Para pengemudi menjelaskan bahwa komisi 20 persen, meskipun dirasa cukup besar, telah menjadi bagian dari perhitungan pendapatan harian mereka selama ini. Mereka menganggap bahwa struktur ini, meskipun tidak ideal, lebih stabil dan prediktif dibandingkan potensi ketidakpastian yang mungkin muncul dari perubahan tarif dasar yang menyertai skema 10 persen. Para pengemudi menyoroti bahwa setiap perubahan harus mempertimbangkan kesejahteraan total mereka, bukan hanya sekadar angka di atas kertas.

Kekhawatiran ini mencerminkan trauma masa lalu di mana perubahan kebijakan aplikator kerap kali berakhir dengan penurunan pendapatan bersih pengemudi. Kondisi ekonomi yang menantang, dengan kenaikan harga bahan bakar dan biaya hidup, membuat setiap potensi penurunan pendapatan menjadi ancaman serius bagi kelangsungan hidup mereka dan keluarga.

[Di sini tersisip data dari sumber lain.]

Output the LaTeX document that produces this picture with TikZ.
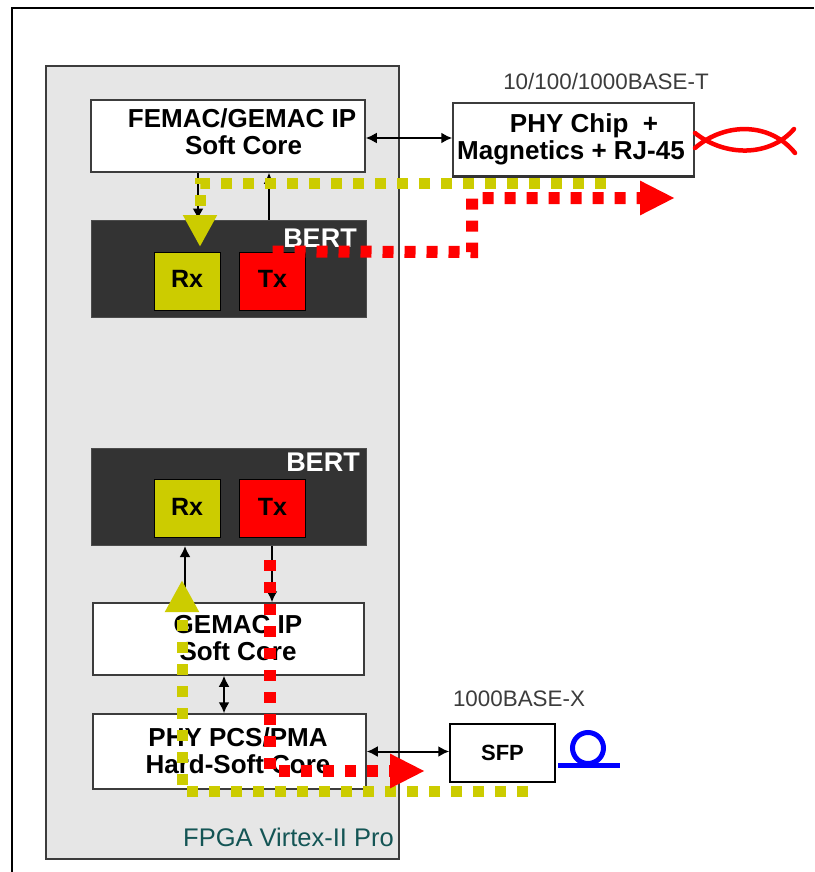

Tuntutan Komunitas dan Peran Regulator

Selain menolak penurunan komisi ke 10 persen dengan syarat, komunitas ojol juga mendesak pemerintah dan aplikator untuk duduk bersama merumuskan formula tarif yang lebih adil dan berkelanjutan. Mereka menginginkan adanya transparansi penuh dalam penentuan tarif dasar, perhitungan komisi, serta skema insentif yang dapat meningkatkan daya beli para pengemudi di tengah inflasi dan kenaikan biaya hidup.

Kementerian Perhubungan (Kemenhub) sebagai regulator memiliki peran krusial dalam menengahi persoalan ini. Selama ini, Kemenhub telah mengeluarkan sejumlah regulasi terkait tarif batas atas dan batas bawah ojol untuk menjaga keseimbangan antara kepentingan pengemudi, aplikator, dan pengguna. Namun, isu komisi dan skema pendapatan bersih pengemudi masih menjadi area yang seringkali menimbulkan gesekan dan membutuhkan regulasi yang lebih spesifik serta mengikat.

Wacana perubahan komisi ini menambah daftar panjang tantangan yang dihadapi industri transportasi daring. Dialog intensif antara perwakilan pengemudi, pihak aplikator, dan pemerintah diharapkan dapat menghasilkan solusi komprehensif yang tidak hanya mempertimbangkan profitabilitas perusahaan, tetapi juga keberlangsungan pendapatan dan kesejahteraan ribuan mitra pengemudi yang menjadi tulang punggung mobilitas perkotaan dan motor penggerak ekonomi digital.